La habitación es enorme: tengo cocina, sala de 
estar, balcón, la impresión de que todo esto es una farsa, una comedia, la 
ilusión truncada de un hogar sin familia. Solo estoy yo. Así que enciendo el 
ordenador y me dejo de juegos de palabras, de poesía barata, de buscarle 
metáforas al bendito dolor de la morriña. Me gusta la morriña tanto como la 
excitación del viaje. Pero ahora necesito sentirme en casa, así que busco la 
red, enredo en el espacio imposible y ficticio y viajo en el tiempo como Marty 
McFly, no fue hoy, hacia atrás, hacia ayer, al martes que ya terminó y vuelvo a 
la plaza del pueblo, al bullicio, a los colores que se confunden, a los ruidos, 
las voces, los cánticos que se convierten en un recuerdo imborrable que 
despierta otros. 
Veo fotos, veo vídeos, leo a la gente hablar 
sobre ello. Fue un día feliz. Un día de los que son felices con todas las 
consecuencias, de los que recuerdan los días que no lo fueron, de los que 
consiguen que la felicidad no se trunque aunque se evoque la tristeza que 
tampoco se corrije. Porque lo que dolió duele, pero lo que place, no lo puede 
estropear lo que dolía. Tenía en la garganta un grito, en la memoria un 
recuerdo, en el corazón una persona. Alguien desde el balcón se lo dedicó a 
otra, pero fue como si se lo dedicara a la mía, e hizo mi día aún más feliz, y 
quiero creer que también el de mi padre. Fue un día en negro y gualda que ahora 
es en blanco y negro. Pero me sabe la boca a sal, a arena, a distancia, y, sin 
embargo, solo soy capaz de sentir que la distancia se salva, que la arena se 
escurre, que la sal te da la vida. Que el martes fue un día feliz porque todos 
los días tristes solo sirvieron para que éste fuera aún más feliz. 
Y aún sigo sin saber quién fue Pancho Camurria. 
Quizás cuando se levante la calima sea capaz de descubrirlo. 

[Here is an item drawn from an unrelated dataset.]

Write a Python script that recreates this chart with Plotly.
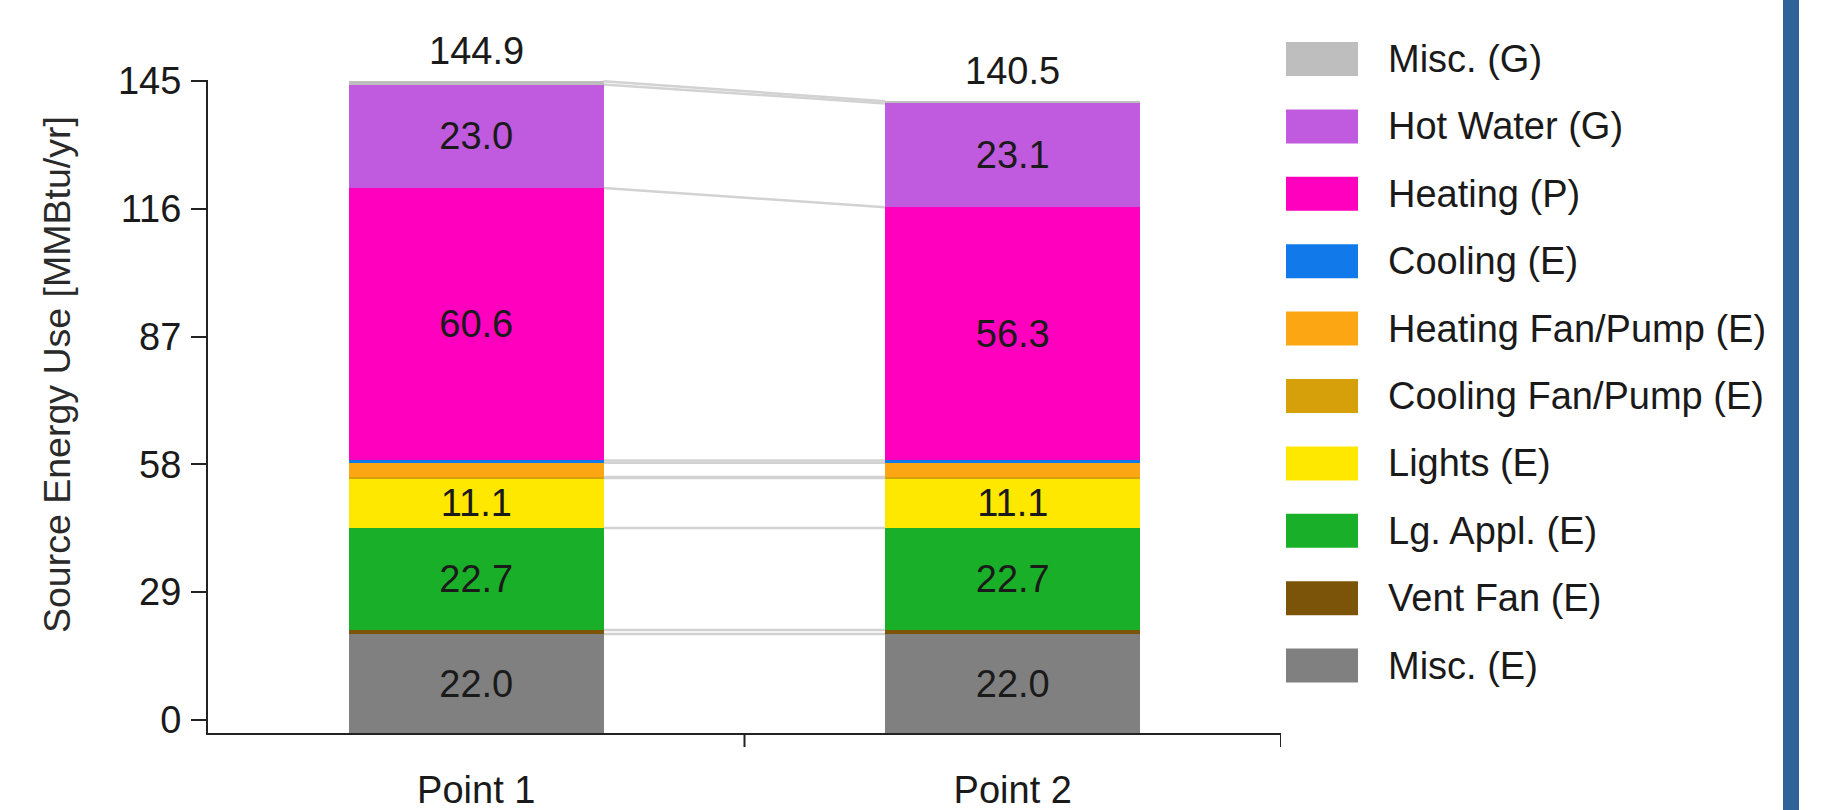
import plotly.graph_objects as go

# ---------------- data ----------------
CATEGORIES = ["Point 1", "Point 2"]

SERIES_NAMES = [
    "Misc. (E)", "Vent Fan (E)", "Lg. Appl. (E)", "Lights (E)",
    "Cooling Fan/Pump (E)", "Heating Fan/Pump (E)", "Cooling (E)",
    "Heating (P)", "Hot Water (G)", "Misc. (G)",
]
misc_e = [22.0, 22.0]
vent_fan = [0.9, 0.9]
lg_appl = [22.7, 22.7]
lights = [11.1, 11.1]
cooling_fan_pump = [0.2, 0.2]
heating_fan_pump = [3.2, 3.2]
cooling = [0.5, 0.5]
heating = [60.6, 56.3]
hot_water = [23.0, 23.1]
misc_g = [0.7, 0.5]

SERIES_VALUES = [misc_e, vent_fan, lg_appl, lights, cooling_fan_pump,
                 heating_fan_pump, cooling, heating, hot_water, misc_g]

Y_TICK_LABELS = [0, 29, 58, 87, 116, 145]

# ---------------- style ----------------
COLORS = ["#808080", "#7b5409", "#1aaf28", "#fee800", "#d6a00b",
          "#fca614", "#1279ea", "#ff00bf", "#c05ade", "#bebebe"]
FONT = "Liberation Sans, Arial, sans-serif"
TXT = "#1a1a1a"
FS = 38

W, H = 1829, 810
ML, MR, MT, MB = 208, 548, 80, 77
PW, PH = W - ML - MR, H - MT - MB
BAR_W = 0.475
Y_TOP = 145.2
TICK_OFFSET = 2.9   # the source chart draws its "0" tick slightly above the baseline


def px_x(px):
    return (px - ML) / PW


def px_y(py):
    return (H - MB - py) / PH


fig = go.Figure()
for name, vals, col in zip(SERIES_NAMES, SERIES_VALUES, COLORS):
    fig.add_trace(go.Bar(
        x=CATEGORIES, y=vals, name=name, width=BAR_W,
        marker=dict(color=col, line=dict(width=0)),
        text=[f"{v:.1f}" if v >= 5 else "" for v in vals],
        textposition="inside", insidetextanchor="middle",
        textangle=0, constraintext="none",
        insidetextfont=dict(family=FONT, size=FS, color=TXT),
        showlegend=False,
    ))

shapes = []
annotations = []

# connector lines between segment tops
cum = [0.0] * len(CATEGORIES)
for vals in SERIES_VALUES:
    cum = [c + v for c, v in zip(cum, vals)]
    for i in range(len(CATEGORIES) - 1):
        shapes.append(dict(type="line", xref="x", yref="y",
                           x0=i + BAR_W / 2, x1=i + 1 - BAR_W / 2,
                           y0=cum[i], y1=cum[i + 1],
                           line=dict(color="#d2d2d2", width=2.5), layer="below"))

# totals above bars
for i, cat in enumerate(CATEGORIES):
    annotations.append(dict(x=cat, y=cum[i], xref="x", yref="y",
                            text=f"{round(cum[i], 1):.1f}", showarrow=False,
                            yanchor="middle", yshift=30,
                            font=dict(family=FONT, size=FS, color=TXT)))

# x-axis boundary ticks
for i in range(1, len(CATEGORIES) + 1):
    shapes.append(dict(type="line", xref="x", yref="paper",
                       x0=i - 0.5, x1=i - 0.5, y0=0, y1=-14 / PH,
                       line=dict(color="#222222", width=2)))

# legend (top of stack first)
LEG_SW_X0, LEG_SW_X1 = 1286, 1358
LEG_TX = 1386
LEG_Y0, LEG_DY, LEG_SW_H = 59, 67.4, 34
for k, idx in enumerate(reversed(range(len(SERIES_NAMES)))):
    cy = LEG_Y0 + k * LEG_DY
    shapes.append(dict(type="rect", xref="paper", yref="paper",
                       x0=px_x(LEG_SW_X0), x1=px_x(LEG_SW_X1),
                       y0=px_y(cy + LEG_SW_H / 2), y1=px_y(cy - LEG_SW_H / 2),
                       fillcolor=COLORS[idx], line=dict(width=0)))
    annotations.append(dict(x=px_x(LEG_TX), y=px_y(cy), xref="paper", yref="paper",
                            text=SERIES_NAMES[idx], showarrow=False,
                            xanchor="left", yanchor="middle",
                            font=dict(family=FONT, size=FS, color=TXT)))

# right-hand blue border strip
shapes.append(dict(type="rect", xref="paper", yref="paper",
                   x0=px_x(1783), x1=px_x(1799), y0=px_y(H), y1=px_y(0),
                   fillcolor="#2e6399", line=dict(width=0)))

# y-axis title
annotations.append(dict(x=px_x(57), y=px_y(375), xref="paper", yref="paper",
                        text="Source Energy Use [MMBtu/yr]", showarrow=False,
                        textangle=-90, xanchor="center", yanchor="middle",
                        font=dict(family=FONT, size=37.5, color="#2a2a2a")))

n_t = len(Y_TICK_LABELS) - 1
tickvals = [TICK_OFFSET + k * (Y_TICK_LABELS[-1] - TICK_OFFSET) / n_t
            for k in range(n_t + 1)]

fig.update_layout(
    width=W, height=H, barmode="stack",
    margin=dict(l=ML, r=MR, t=MT, b=MB, pad=0, autoexpand=False),
    paper_bgcolor="white", plot_bgcolor="white",
    font=dict(family=FONT, size=FS, color=TXT),
    shapes=shapes, annotations=annotations, showlegend=False,
    xaxis=dict(type="category", range=[-0.5, len(CATEGORIES) - 0.5],
               automargin=False,
               showline=True, linecolor="#222222", linewidth=2,
               showgrid=False, zeroline=False, ticks="",
               ticklabelstandoff=22,
               tickfont=dict(family=FONT, size=FS, color=TXT)),
    yaxis=dict(range=[0, Y_TOP], automargin=False,
               showline=True, linecolor="#222222", linewidth=2,
               showgrid=False, zeroline=False, ticks="outside", ticklen=15,
               tickwidth=2, tickcolor="#222222",
               tickvals=tickvals, ticktext=[str(t) for t in Y_TICK_LABELS],
               ticklabelstandoff=2,
               tickfont=dict(family=FONT, size=FS, color=TXT)),
)

fig.write_html("out.html")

Cierro el ordenador, se acaban los vídeos, pero 
sigo sonriendo, y esta habitación es mucho más pequeña y acogedora de lo que me 
parecía. Así que pongo música, cojo el teléfono y me prometo que cuando subamos 
a Segunda A seré aún más feliz que en los días felices. 
Posdata: cinco minutos después de escribir esto, 
como me sentía un poco gilipollas, le di al botón y lo publiqué, porque creeme, 
cuanto más te pongas en evidencia, más sencillo se hace llevarlo bien. Hay que 
ser imbécil. Pero... yo nunca me rindo, ya sabes de qué equipo soy. 

2 comentarios:
Yo no me perdí, pero hablando de lucha, boxeo, viajes, soledad y demás; tuve ocasión de ver, en La Habana, el gimnasio Rafael Trejo. Dicen de él que es la mejor escuela de boxeo cubano. Está en La Habana Vieja, en la calle Cuba. Se ve desde fuera y se intuye desde lejos. Espectacular, como toda la ciudad. Este vídeo muestra algo de ello: http://www.youtube.com/watch?v=l4V-VJFP3ZY
Saludos,
Alvaro
Esto va de islas, ¿no? Algo en común ya tienen, aunque suene a tópico. Bueno, lo tuyo a trópico.